Monday, March 22, 2010

The Anti-Political Pathology of the American "Left"

I haven't linked to anything Glenn Greenwald has written in a very long time. This is partly because I have not been paying nearly as much attention to US politics since Obama's election. This is partly the recoil from paying way too much attention to everything in the lead-up to the election, and partly an attempt to inoculate myself against the mind-numbing depression caused by the daily ups and downs of the political "conversation" in the US. My dad works for a senator, and I can see the toll taken on him by the ceaseless chatter and clatter of the thousands of little Don Quixotes at work slaying the dragons of their political opponents, and by the nauseating stew of opinion and analysis served up by the news media. I sort of made up my mind that the guy I wanted to win had won, and I wasn't ready to be disheartened by attending to the daily atrocities committed by the best-guys-available-at-the-time.


His basic claim is that the progressive wing of the Democratic Party sucks at politics. They suck at politics because they are incapable of making a credible threat to vote against the tiniest incremental improvement on some issue where they would like to see major reform. Their mantra is, "Do not let the perfect be the enemy of the good," but the effect is that the "better than nothing" becomes the enemy of the good. The HCR debate has guaranteed that the Obama administration will never make any major moves to placate progressives within the party because they know full well that the progressives will always back them no matter what. The progressives have destroyed any leverage they might have had with the administration because they have proven themselves unwilling to sink the health care bill, even though it lacks any of their "must have" provisions.

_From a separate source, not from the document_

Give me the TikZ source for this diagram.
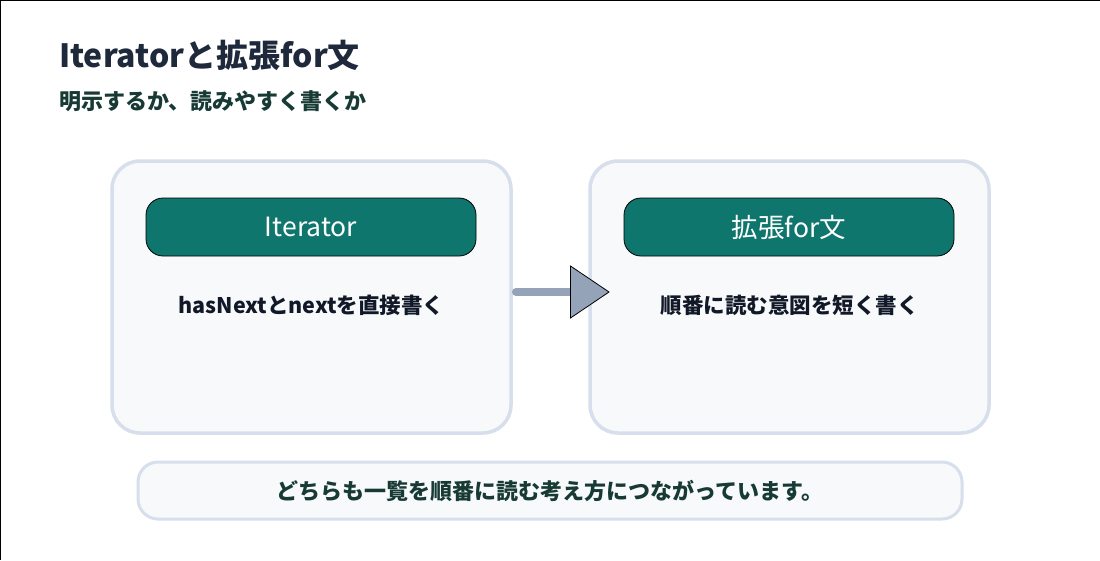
\documentclass[tikz,border=0pt]{standalone}
\usepackage{fontspec}
\setmainfont{Noto Sans CJK JP}
\newfontfamily\jp{Noto Sans CJK JP}
\definecolor{titlec}{HTML}{1E293B}
\definecolor{subc}{HTML}{173A35}
\definecolor{panelfill}{HTML}{F7F9FB}
\definecolor{panelline}{HTML}{D6DFEB}
\definecolor{pill}{HTML}{0F766E}
\definecolor{arrowc}{HTML}{94A3B8}
\definecolor{bodyc}{HTML}{111827}
\tikzset{
  panel/.style={draw=panelline, line width=3.5pt, fill=panelfill, rounded corners=28pt},
  pillbox/.style={draw=black, line width=0.8pt, fill=pill, rounded corners=17pt, minimum width=330pt, minimum height=58pt, inner sep=0pt, text=white, font=\jp\fontsize{26.5}{30}\selectfont},
  bodytext/.style={text=bodyc, font=\jp\bfseries\fontsize{21.5}{26}\selectfont, inner sep=0pt},
  notebox/.style={draw=panelline, line width=3pt, fill=panelfill, rounded corners=20pt, minimum width=824pt, minimum height=57pt, inner sep=0pt, text=subc, font=\jp\bfseries\fontsize{22}{26}\selectfont},
}
\begin{document}
\begin{tikzpicture}[x=1pt,y=-1pt]
\useasboundingbox (0,0) rectangle (1100,560);
\fill[white] (0,0) rectangle (1100,560);
\draw[black, line width=1.5pt] (0,560) -- (0,0) -- (1100,0);
\node[anchor=base west, inner sep=0pt, text=titlec, font=\jp\bfseries\fontsize{32}{38}\selectfont] (title) at (59,67) {Iteratorと拡張for文};
\node[anchor=base west, inner sep=0pt, text=subc, font=\jp\bfseries\fontsize{22}{26}\selectfont] (sub) at (59,109) {明示するか、読みやすく書くか};
% panels
\draw[panel] (112,161) rectangle (511,433);
\draw[panel] (590,161) rectangle (989,433);
\node[pillbox] (h1) at (311,227) {Iterator};
\node[pillbox] (h2) at (789,227) {拡張for文};
\node[bodytext] (b1) at (311.5,305) {hasNextとnextを直接書く};
\node[bodytext] (b2) at (789.5,305) {順番に読む意図を短く書く};
% arrow
\coordinate (as) at (516,292);
\coordinate (ae) at (571,292);
\draw[arrowc, line width=8pt, line cap=round] (as) -- (ae);
\draw[black, line width=0.8pt, fill=arrowc, line join=miter] (570.5,266) -- (609,292) -- (570.5,318) -- cycle;
% note
\node[notebox] (note) at (550,490.5) {どちらも一覧を順番に読む考え方につながっています。};
\end{tikzpicture}
\end{document}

First of all, I think this analysis is spot on.

Second, I think it can be generalized to cover much of the dynamic that obtains between (relatively) liberal and (relatively) conservative blocs in most major political debates in North America. In short, liberals suck at politics because they aren't willing to accelerate the contradictions. The notion that things might have to get worse in order to get better, and that a responsible effort to make things better therefore has to accept making things worse as a valid strategy -- this is beyond the pale of most liberal thought.

If the anti-war "left" had decided to make life really hard for Bush, they could have. Obstructionism is obviously not an entirely lost art in US Congress, and those opponents of the war who had the misfortune of not being elected members of the legislature could have been infinitely more extremist in the expression of their opposition to the war than they were. But that would have entailed making life worse for people other than Bush as well -- soldiers, one's fellow citizens, one's family, etc. It would have meant taking on board the responsibility for causing deaths, even. Being anti-war could not be passed off on one's conscience as being anti-killing, or anti-suffering, or the like. It would mean taking a decision against a concrete policy or act, rather than against only abstract generalities. (If you've decided to oppose this war, then nothing prohibits you from making war against those who would take us into this war, but if you have "decided" to oppose War, there is very little you can do to stop any actual war, which will always be a concrete course of action, carried out by people with guns.)

This unwillingness to make things worse in order to get what you have decided upon as your goal means the progressive left will always get steamrolled by those who are willing to say "Give me what I want or I'll destroy something both of us care about."